After the building was in place, we built a veranda, and on the
Fourth of July of that year a picture was taken of the members of the
country club.
About this time a salesman from Crawford McGregor Co. at Dayton,
Ohio, called on Sam Eichelbarger, a local jeweler, and said they were
making golf clubs at their shoe-last factory. Sam had seen the game of
golf once and liked it. Well, we decided to play golf.
The fact that the grove was full of trees never occurred to us. We
layed out six holes on convenient level spots, rolled 'em, mowed 'em,
and went to it. The catalogue said that the wooden clubs were for long
shots, so we made two long holes for them.
And what a life! The tennis court was in the way, so was the club
house and the gun club building. The grass in the rough and around the
trees was twenty inches high. The railroad was too close for a left
handed player, and the stumps were too high. Howard McKown, after his
first shots was still behind the first tee, and they were all good
shots. It was the stumps. Reno Welbourn spent 45 minutes looking for
something in the tall grass before we found out it was his golf bag he
was looking for.
Then came the caddies. They were told to walk ahead and get behind
a tree. We didn't want to hurt any of our boys. One caddy was actually
hit on the finger, and this little member of his anatomy was the only
part of him visible from the tee. Another boy, not a caddy, had his
nose broken while standing close back of a player trying to figure out
what he was trying to do.
One day while wandering through the country, Sam Eichelbarger
discovered "Bickel's High Banks," a beautiful pasture land of about 40
acres. It looked more like the golf course he had seen. A committee
inspected the place, and it was rented. We made six holes, all on the
north side of the Greenville Creek, because of the absence of bridges.
That winter (1911) Ira Bickel, who lived on the farm, and who had
become interested in golf, volunteered to move our club house on skids,
using his steam tractor. Eichelbarger said it couldn't be done. He had
run a steam tractor himself, and it would barely pull its own weight.
But Ira had a western type tractor, made to pull a gang of plows and he
knew his tractor. The snow was thin, and the skids wore down to
paper-thin on the trip of 5 miles, but everything else went O. K.
That was the end of the "Parent Grove Country Club" and the
beginning of the "High Banks Country Club."
A new house, just a little bigger was built on the north bank of
the creek and the porch off of the other club house was put around it.
The railroad house was used for a tool house.

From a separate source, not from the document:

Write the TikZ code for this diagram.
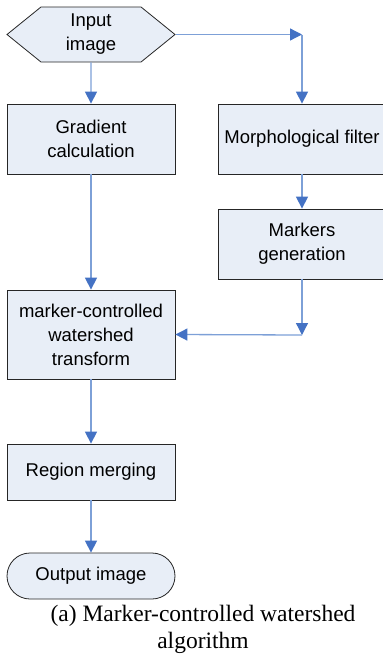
\documentclass[tikz,border=0pt]{standalone}
\usepackage{fontspec}
\setmainfont{Liberation Serif}
\setsansfont{Liberation Sans}
\usetikzlibrary{arrows.meta,shapes.symbols,shapes.misc}

\definecolor{boxfill}{RGB}{232,238,247}
\definecolor{linkblue}{RGB}{125,160,215}
\definecolor{tipblue}{RGB}{68,114,196}

\begin{document}
\begin{tikzpicture}[x=1pt,y=-1pt,
  box/.style={draw=black!85, line width=0.8pt, fill=boxfill, minimum width=168pt,
    align=center, inner sep=0pt, font=\sffamily\fontsize{18.5}{24}\selectfont},
  link/.style={draw=linkblue, line width=1.3pt,
    -{Triangle[length=12pt,width=12pt,color=tipblue]}}]

\useasboundingbox (0,0) rectangle (383,659);

\node[box, signal, signal to=east and west, signal pointer angle=78, minimum height=55pt] (in) at (91,34.5) {Input\\image};
\node[box, minimum height=70pt] (grad) at (91,139) {Gradient\\calculation};
\node[box, minimum height=70pt] (morph) at (302,139) {Morphological filter};
\node[box, minimum height=70pt] (mark) at (302,244) {Markers\\generation};
\node[box, minimum height=89pt] (ws) at (91,334.5) {marker-controlled\\watershed\\transform};
\node[box, minimum height=56pt] (merge) at (91,472) {Region merging};
\node[box, rounded rectangle, minimum height=46pt] (out) at (91,576) {Output image};

\coordinate (c1) at (302,34.5);
\coordinate (c2) at (302,335);

\draw[link] (in) -- (grad);
\draw[link] (in.east) -- (c1);
\draw[link] (c1) -- (morph);
\draw[link] (morph) -- (mark);
\draw[link] (grad) -- (ws);
\draw[link] (mark) -- (c2);
\draw[link] (c2) -- (ws.east);
\draw[link] (ws) -- (merge);
\draw[link] (merge) -- (out);

\node[font=\fontsize{23.5}{27}\selectfont, align=center] (cap) at (203,629) {(a) Marker-controlled watershed\\algorithm};

\end{tikzpicture}
\end{document}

Later the ground was purchased for $200.00 an acre, and $21,000 was
spent for a club house. The name was changed to "The Union City Country
Club."
There are those alive who think that the old days of golf around
1912 were the happiest ones. There was a barbed wire fence around the
pasture and cows and calves and a bull. The seven acres at the
northwest corner where the club-house now stands was a cornfield. The
course was crisscross with nine greens of blue grass. There were two
sometimes three foot logs across the creek, and few women dared to cross
the swaying, wiggling path. Women did not play. Men played in their
old clothes, not their Sunday togs, because they had to be prepared to
mow grass, roll the greens, chase the bull, or "play the ball where she
lies, no matter where she lies."
Think of playing nine rounds of golf in one day. That's 81[18?]
hours. It can be done - from daylight to moonlight - and many of the
charter members had done it.
Now, in 1937, the course is more beautiful, and there's a big club
house to go to, in case it rains. There are now ample bridges, no cows,
a children's playground, a banquet hall and everything.
And there are a hundred live people in Union City who would join
and enjoy the club - if they only had time to go out and see it.
----The author of this article was not identified.